◆ What you need to do ◆
Do not copy the pictures. Write out the lines from the start of the entries through the line containing "const height = 479;".

◆ Data listing ◆
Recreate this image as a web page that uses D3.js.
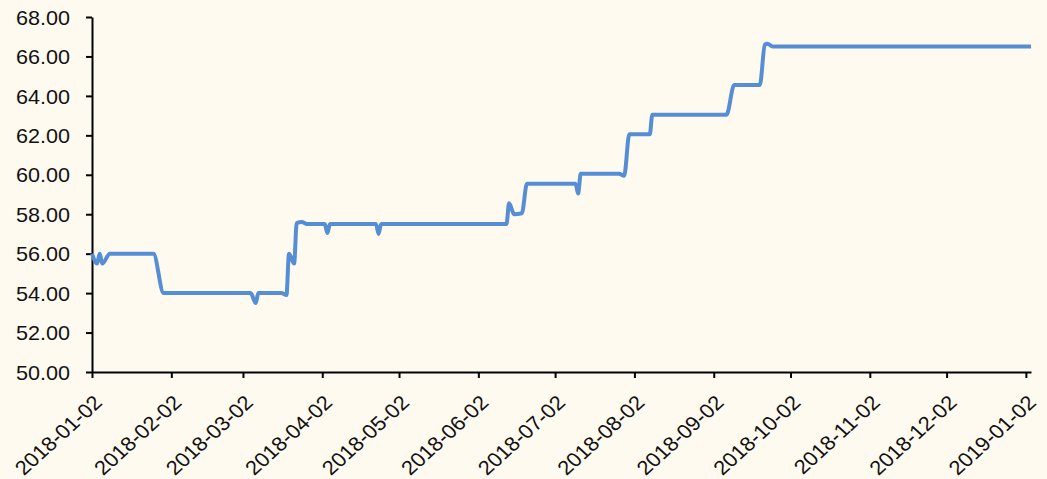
<!DOCTYPE html>
<html>
<head>
<meta charset="utf-8">
<script src="https://cdn.jsdelivr.net/npm/d3@7"></script>
<style>
  body { margin: 0; background: #FFFAF0; }
  svg { display: block; }
</style>
</head>
<body>
<div id="chart"></div>
<script>
const width = 1047;
const height = 479;

// point dates and values
const dates = [
  "2018-01-02", "2018-01-04", "2018-01-05", "2018-01-06", "2018-01-09",
  "2018-01-26", "2018-01-30", "2018-03-05", "2018-03-07", "2018-03-08",
  "2018-03-17", "2018-03-19", "2018-03-20", "2018-03-22", "2018-03-23",
  "2018-03-25", "2018-03-27", "2018-04-03", "2018-04-04", "2018-04-05",
  "2018-04-23", "2018-04-24", "2018-04-25", "2018-06-13", "2018-06-14",
  "2018-06-16", "2018-06-19", "2018-06-21", "2018-07-10", "2018-07-11",
  "2018-07-12", "2018-07-27", "2018-07-29", "2018-07-31", "2018-08-08",
  "2018-08-09", "2018-09-07", "2018-09-10", "2018-09-20", "2018-09-22",
  "2018-09-23", "2018-09-25", "2019-01-04"
];
const values = [
  56.0, 55.5, 56.0, 55.5, 56.0,
  56.0, 54.0, 54.0, 53.5, 54.0,
  54.0, 53.9, 56.0, 55.5, 57.55,
  57.6, 57.5, 57.5, 57.05, 57.5,
  57.5, 57.0, 57.5, 57.5, 58.55,
  58.0, 58.05, 59.55, 59.55, 59.05,
  60.05, 60.05, 59.95, 62.05, 62.05,
  63.05, 63.05, 64.55, 64.55, 66.6,
  66.65, 66.5, 66.5
];
const xTickLabels = [
  "2018-01-02", "2018-02-02", "2018-03-02", "2018-04-02", "2018-05-02",
  "2018-06-02", "2018-07-02", "2018-08-02", "2018-09-02", "2018-10-02",
  "2018-11-02", "2018-12-02", "2019-01-02"
];
const yTicks = [50, 52, 54, 56, 58, 60, 62, 64, 66, 68];

const parse = d3.utcParse("%Y-%m-%d");
const data = dates.map((d, i) => ({ date: parse(d), value: values[i] }));

const svg = d3.select("#chart")
  .append("svg")
  .attr("width", width)
  .attr("height", height);

svg.append("rect")
  .attr("width", width)
  .attr("height", height)
  .attr("fill", "#FFFAF0");

const x = d3.scaleUtc()
  .domain([parse("2018-01-02"), parse("2019-01-04")])
  .range([92, 1031]);

const y = d3.scaleLinear()
  .domain([50, 68])
  .range([372, 17]);

const font = "'Liberation Sans', Arial, sans-serif";

// y axis
const yAxis = svg.append("g")
  .attr("transform", "translate(92,0)")
  .call(d3.axisLeft(y).tickValues(yTicks).tickFormat(d3.format(".2f")).tickSize(6).tickSizeOuter(0));

yAxis.select(".domain").attr("stroke", "#000").attr("stroke-width", 2);
yAxis.selectAll(".tick line").attr("stroke", "#000").attr("stroke-width", 2);
yAxis.selectAll(".tick text")
  .attr("x", 0)
  .attr("dy", "0.36em")
  .attr("transform", "translate(-22,0) scale(1.08,1)")
  .style("font-family", font)
  .style("font-size", "20px")
  .attr("fill", "#111");

// x axis
const xAxis = svg.append("g")
  .attr("transform", "translate(0,372)")
  .call(d3.axisBottom(x)
    .tickValues(xTickLabels.map(parse))
    .tickFormat(d3.utcFormat("%Y-%m-%d"))
    .tickSize(6)
    .tickSizeOuter(0));

xAxis.select(".domain").attr("stroke", "#000").attr("stroke-width", 2);
xAxis.selectAll(".tick line").attr("stroke", "#000").attr("stroke-width", 2);
xAxis.selectAll(".tick text")
  .attr("y", 0)
  .attr("dy", 0)
  .attr("text-anchor", "end")
  .attr("transform", "translate(11,32) scale(1.1,1) rotate(-45)")
  .style("font-family", font)
  .style("font-size", "20px")
  .attr("fill", "#111");

// price line
const line = d3.line()
  .x(d => x(d.date))
  .y(d => y(d.value))
  .curve(d3.curveMonotoneX);

svg.append("path")
  .datum(data)
  .attr("fill", "none")
  .attr("stroke", "#558ED5")
  .attr("stroke-width", 4)
  .attr("stroke-linejoin", "round")
  .attr("d", line);
</script>
</body>
</html>
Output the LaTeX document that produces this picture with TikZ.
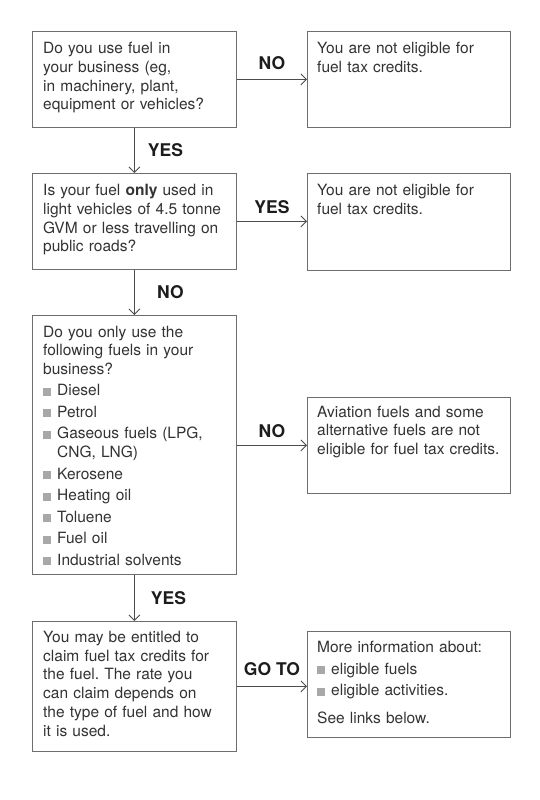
\documentclass[tikz,border=0pt]{standalone}
\usepackage{fontspec}
\setmainfont{TeX Gyre Heros}
\usetikzlibrary{arrows.meta}
\frenchspacing
\definecolor{boxgray}{HTML}{6E6E6E}
\definecolor{linegray}{HTML}{4C4C4C}
\definecolor{txtgray}{HTML}{333333}
\definecolor{lblblack}{HTML}{1C1C1C}
\definecolor{bulletgray}{HTML}{A8A8A8}
\newcommand\sqbullet{\textcolor{bulletgray}{\rule{8bp}{8bp}}}
\newcommand\fitem[1]{\par\vspace{2.8bp}\hangindent=14bp\hangafter=1\noindent\makebox[14bp][l]{\sqbullet}#1}
\begin{document}
\begin{tikzpicture}[x=1bp,y=-1bp,
  box/.style={draw=boxgray, line width=0.9bp, inner sep=0pt, anchor=north west, minimum width=#1},
  box/.default=204bp,
  txt/.style={anchor=base west, inner sep=0pt, text width=200bp, align=left, text=txtgray,
    font=\fontsize{15.5bp}{18.7bp}\selectfont\frenchspacing},
  lbl/.style={inner sep=0pt, text=lblblack, font=\fontsize{17.5bp}{20bp}\selectfont\bfseries},
  conn/.style={draw=linegray, line width=0.9bp, -{Straight Barb[length=5.5bp, width=11bp, line width=0.9bp]}}]
\fill[white] (0,0) rectangle (540,800);
\useasboundingbox (0,0) rectangle (540,800);
% boxes
\node[box, minimum height=96bp] (q1) at (32,31) {};
\node[box=203bp, minimum height=96bp] (r1) at (307,31) {};
\node[box, minimum height=96bp] (q2) at (32,173) {};
\node[box=203bp, minimum height=97bp] (r2) at (307,173) {};
\node[box, minimum height=259bp] (q3) at (32,315) {};
\node[box=203bp, minimum height=96bp] (r3) at (307,397) {};
\node[box, minimum height=130bp] (q4) at (32,621) {};
\node[box=203bp, minimum height=106bp] (r4) at (307,631) {};
% texts
\node[txt] (q1t) at ([shift={(11,22.8)}]q1.north west)
  {Do you use fuel in\newline your business (eg,\newline in machinery, plant,\newline equipment or vehicles?};
\node[txt] (r1t) at ([shift={(10,22.8)}]r1.north west)
  {You are not eligible for\newline fuel tax credits.};
\node[txt] (q2t) at ([shift={(11,22.8)}]q2.north west)
  {Is your fuel \textbf{only} used in\newline light vehicles of 4.5 tonne\newline GVM or less travelling on\newline public roads?};
\node[txt] (r2t) at ([shift={(10,22.8)}]r2.north west)
  {You are not eligible for\newline fuel tax credits.};
\node[txt] (q3t) at ([shift={(11,22)}]q3.north west)
  {Do you only use the\newline following fuels in your\newline business?%
   \fitem{Diesel}\fitem{Petrol}\fitem{Gaseous fuels (LPG,\newline CNG, LNG)}%
   \fitem{Kerosene}\fitem{Heating oil}\fitem{Toluene}\fitem{Fuel oil}\fitem{Industrial solvents}};
\node[txt] (r3t) at ([shift={(10,20)}]r3.north west)
  {Aviation fuels and some\newline alternative fuels are not\newline eligible for fuel tax credits.};
\node[txt] (q4t) at ([shift={(11,21.5)}]q4.north west)
  {You may be entitled to\newline claim fuel tax credits for\newline the fuel. The rate you\newline can claim depends on\newline the type of fuel and how\newline it is used.};
\node[txt] (r4t) at ([shift={(10,21.7)}]r4.north west)
  {More information about:\fitem{eligible fuels}\fitem{eligible activities.}\par\vspace{9.4bp}\noindent See links below.};
% connectors
\draw[conn] (q1.east) -- node[lbl, yshift=16.3bp] (l1) {NO} (r1.west |- q1.east);
\draw[conn] (q1.south) -- node[lbl, xshift=31bp] (l2) {YES} (q2.north);
\draw[conn] (q2.east) -- node[lbl, yshift=14.5bp] (l3) {YES} (r2.west |- q2.east);
\draw[conn] (q2.south) -- node[lbl, xshift=36bp] (l4) {NO} (q3.north);
\draw[conn] (q3.east |- r3.west) -- node[lbl, yshift=14.2bp] (l5) {NO} (r3.west);
\draw[conn] (q3.south) -- node[lbl, xshift=34bp] (l6) {YES} (q4.north);
\draw[conn] (q4.east) -- node[lbl, yshift=17.7bp] (l7) {GO TO} (r4.west |- q4.east);
\end{tikzpicture}
\end{document}
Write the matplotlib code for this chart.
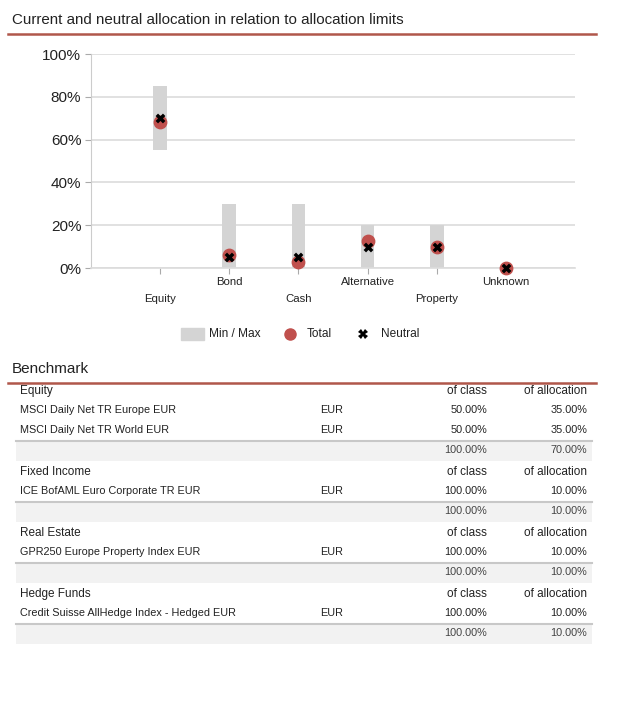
import matplotlib
matplotlib.use("Agg")
import matplotlib.pyplot as plt
from matplotlib.patches import Rectangle
from matplotlib.lines import Line2D

plt.rcParams['font.family'] = ['Liberation Sans', 'DejaVu Sans']

W, H = 623, 705

# chart data
categories = ["Equity", "Bond", "Cash", "Alternative", "Property", "Unknown"]
range_min = [55, 0, 0, 0, 0, None]
range_max = [85, 30, 30, 20, 20, None]
total = [68, 6, 3, 12.5, 10, 0]
neutral = [70, 5, 5, 10, 10, 0]

# benchmark table data
groups = ["Equity", "Fixed Income", "Real Estate", "Hedge Funds"]
group_indices = [
    ["MSCI Daily Net TR Europe EUR", "MSCI Daily Net TR World EUR"],
    ["ICE BofAML Euro Corporate TR EUR"],
    ["GPR250 Europe Property Index EUR"],
    ["Credit Suisse AllHedge Index - Hedged EUR"],
]
group_currency = [["EUR", "EUR"], ["EUR"], ["EUR"], ["EUR"]]
group_of_class = [["50.00%", "50.00%"], ["100.00%"], ["100.00%"], ["100.00%"]]
group_of_alloc = [["35.00%", "35.00%"], ["10.00%"], ["10.00%"], ["10.00%"]]
group_total_class = ["100.00%", "100.00%", "100.00%", "100.00%"]
group_total_alloc = ["70.00%", "10.00%", "10.00%", "10.00%"]

RED_LINE = "#b0574a"
MARK_RED = "#c0504d"
BAR_GREY = "#d4d4d4"
TEXT = "#222222"


def fx(px):
    return px / W


def fy(py):
    return 1 - py / H


fig = plt.figure(figsize=(W / 100, H / 100), dpi=100)

# title + rule
fig.text(fx(12), fy(20), "Current and neutral allocation in relation to allocation limits",
         fontsize=10.9, color=TEXT, va="center", ha="left")
fig.add_artist(Line2D([fx(8), fx(596)], [fy(34), fy(34)], color=RED_LINE, lw=1.8))

# chart
ax = fig.add_axes([fx(91), fy(268), fx(575) - fx(91), fy(54) - fy(268)])
xs = list(range(1, len(categories) + 1))
for x, lo, hi in zip(xs, range_min, range_max):
    if lo is None:
        continue
    ax.bar(x, hi - lo, bottom=lo, width=0.2, color=BAR_GREY, zorder=2)
ax.scatter(xs, total, s=80, color=MARK_RED, zorder=3, clip_on=False)
ax.scatter(xs, neutral, s=50, marker="X", color="black", linewidths=0, zorder=4, clip_on=False)

ax.set_xlim(0, 7)
ax.set_ylim(0, 100)
ax.set_yticks([0, 20, 40, 60, 80, 100])
ax.set_yticklabels(["0%", "20%", "40%", "60%", "80%", "100%"], fontsize=11, color=TEXT)
ax.yaxis.grid(True, color="#dcdcdc", lw=1.2, zorder=0)
ax.set_axisbelow(True)
ax.set_xticks(xs)
ax.set_xticklabels([])
ax.tick_params(axis="y", length=4, color="#aaaaaa", pad=3)
ax.tick_params(axis="x", length=4, color="#aaaaaa")
for s in ["top", "right"]:
    ax.spines[s].set_visible(False)
ax.spines["left"].set_color("#cccccc")
ax.spines["bottom"].set_color("#dcdcdc")
ax.spines["bottom"].set_linewidth(1.2)
for i, (x, name) in enumerate(zip(xs, categories)):
    off = 31 if i % 2 == 0 else 14  # pixels below the axis
    ax.annotate(name, (x, 0), xytext=(0, -off * 0.72), textcoords="offset points",
                ha="center", va="center", fontsize=8.2, color=TEXT, annotation_clip=False)

# legend
ly = fy(334)
fig.add_artist(Rectangle((fx(181), fy(340)), fx(23), fy(328) - fy(340), color=BAR_GREY))
fig.text(fx(209), ly, "Min / Max", fontsize=8.6, color=TEXT, va="center")
fig.add_artist(Line2D([fx(290)], [ly], marker="o", markersize=8, color=MARK_RED, lw=0))
fig.text(fx(307), ly, "Total", fontsize=8.6, color=TEXT, va="center")
fig.add_artist(Line2D([fx(363)], [ly], marker="X", markersize=7, color="black",
                      markeredgewidth=0, lw=0))
fig.text(fx(381), ly, "Neutral", fontsize=8.6, color=TEXT, va="center")

# benchmark table
fig.text(fx(12), fy(369), "Benchmark", fontsize=11, color=TEXT, va="center")
fig.add_artist(Line2D([fx(8), fx(596)], [fy(383), fy(383)], color=RED_LINE, lw=1.8))

y = 391
for g, names, curs, ocs, oas, tc, ta in zip(groups, group_indices, group_currency,
                                             group_of_class, group_of_alloc,
                                             group_total_class, group_total_alloc):
    fig.text(fx(20), fy(y), g, fontsize=8.5, color=TEXT, va="center")
    fig.text(fx(487), fy(y), "of class", fontsize=8.5, color=TEXT, va="center", ha="right")
    fig.text(fx(587), fy(y), "of allocation", fontsize=8.5, color=TEXT, va="center", ha="right")
    y += 19
    for n, c, oc, oa in zip(names, curs, ocs, oas):
        fig.text(fx(20), fy(y), n, fontsize=7.8, color=TEXT, va="center")
        fig.text(fx(320), fy(y), c, fontsize=7.8, color=TEXT, va="center")
        fig.text(fx(487), fy(y), oc, fontsize=7.8, color=TEXT, va="center", ha="right")
        fig.text(fx(587), fy(y), oa, fontsize=7.8, color=TEXT, va="center", ha="right")
        y += 20
    # total row
    top = y - 9
    fig.add_artist(Rectangle((fx(16), fy(top + 20)), fx(592) - fx(16), fy(top) - fy(top + 20),
                             color="#f2f2f2", lw=0))
    fig.add_artist(Line2D([fx(16), fx(592)], [fy(top), fy(top)], color="#c8c8c8", lw=1.5))
    fig.text(fx(487), fy(y), tc, fontsize=7.8, color="#444444", va="center", ha="right")
    fig.text(fx(587), fy(y), ta, fontsize=7.8, color="#444444", va="center", ha="right")
    y += 22

fig.savefig("out.png", dpi=100)
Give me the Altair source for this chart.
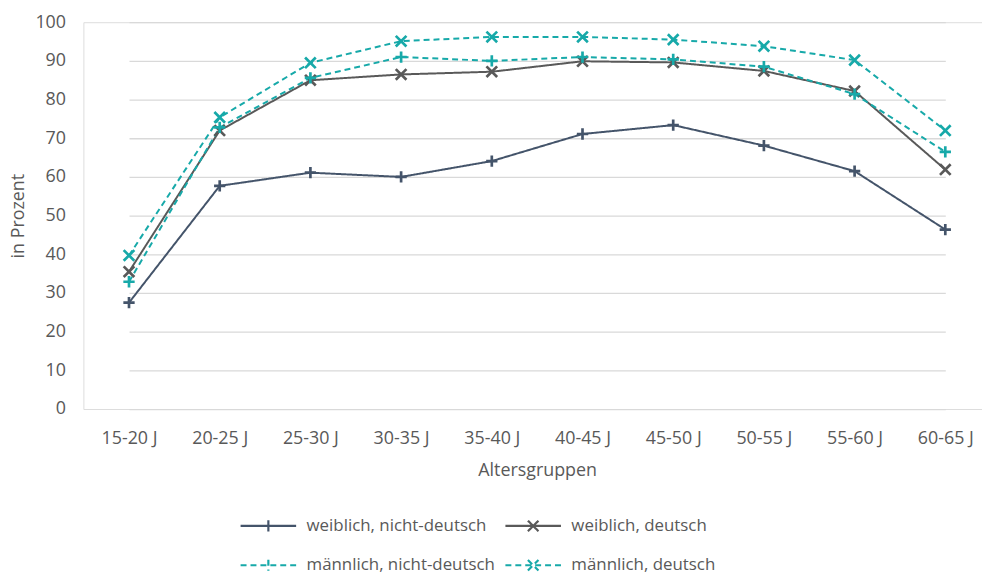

◆ Solution for this task ◆
Recreate this image as a web page that uses D3.js.
<!DOCTYPE html>
<html>
<head>
<meta charset="utf-8">
<script src="https://cdn.jsdelivr.net/npm/d3@7"></script>
<style>
  body { margin: 0; background: #FFFAF0; }
  svg { display: block; }
</style>
</head>
<body>
<div id="chart"></div>
<script>
const width = 1047;
const height = 479;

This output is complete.